Education Minnesota applauds changes to ‘No Child Left Behind’

“Change is welcome and long overdue,” Dooher said. “But it needs to be the right kind of change.”

Education Minnesota, which represents 70,000 teachers and other educators across the state, agrees with the principle that students should be college- or career-ready when they leave high school, Dooher said. “We must close the achievement gap in our schools. The way to do that is get class sizes down and get more resources into the classroom where they can help students. Scarce resources should not be diverted into more testing, questionable rating systems and bureaucracy at the expense of great teaching,” he said.

Educators and school officials have long complained the eight-year-old NCLB law is an oversimplified, inaccurate and unrealistic measure of student and school performance. The law set a year 2014 deadline for 100 percent of a school’s students to meet certain test score standards. If even one student didn’t meet the standard, the entire school would be labeled a failure.

“Eventually, every school in America would have been considered a failure under NCLB,” Dooher said.

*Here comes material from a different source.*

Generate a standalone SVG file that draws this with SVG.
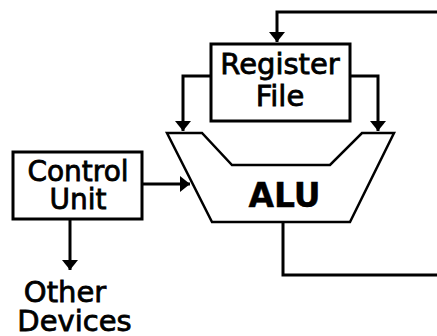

Under Obama’s proposed changes, the 2014 deadline for bringing every child to academic proficiency reportedly will be eliminated. It will be replaced with a method of judging students, schools and teachers that will apparently be broader and potentially more realistic. However, details of that measurement method have yet to be determined, and Congress must approve any changes in the law.

“Let’s not repeat the mistakes of NCLB, with over-reaching and over-regulation by the federal government,” Dooher said. “Politicians in Washington, D.C. have no idea how to teach children in Minnesota.”